Herr Präsident! Meine Damen und Herren! Sie haben es mit der Moral, Herr Bundeskanzler; oder besser gesagt: Sie führen die Moral gerne im Munde. Es weiß allerdings niemand so genau, was Sie damit meinen. Die einen glauben, daß dahinter etwas Bedeutendes steckt. Andere vermuten eher die moralinsäuerlichen Niederungen der frühen Nachkriegsjahre, weil Sie sich ja so gerne zum Enkel Konrad Adenauers stilisieren.
Jedenfalls ist das Reklamieren von Moral ein, wenn nicht d a s Leitmotiv Ihrer Tätigkeit als Bundeskanzler. Das bleibt Ihnen unbenommen. Sie können als Oppositionsführer die geistig-moralische Wende fordern und nach dem Rollenwechsel zum Bundeskanzler verkünden, sie sei nun eingetreten.
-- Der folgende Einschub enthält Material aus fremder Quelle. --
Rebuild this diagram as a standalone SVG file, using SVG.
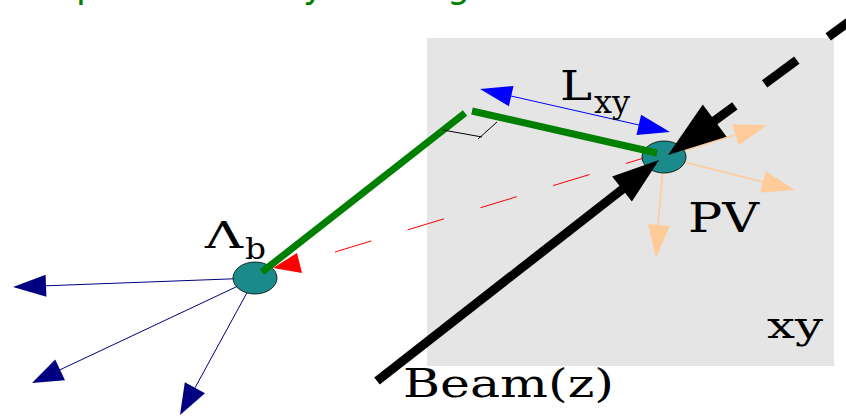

Das können Sie alles tun. Sie werden es sich dann aber auch gefallen lassen müssen, daß besonders die Opposition Ihren Anspruch aufgreift und prüft.
({0})
Da ist es kein Geheimnis, daß nicht nur der Opposition Ihre Art von Wende eher als Ausflucht erscheint, als Ausflucht in die wabernde Unverbindlichkeit eines Nebels, in dem die drängenden kantenscharfen politischen Fragen unserer Zeit verschwinden, in dem sie einfach keinen Platz haben.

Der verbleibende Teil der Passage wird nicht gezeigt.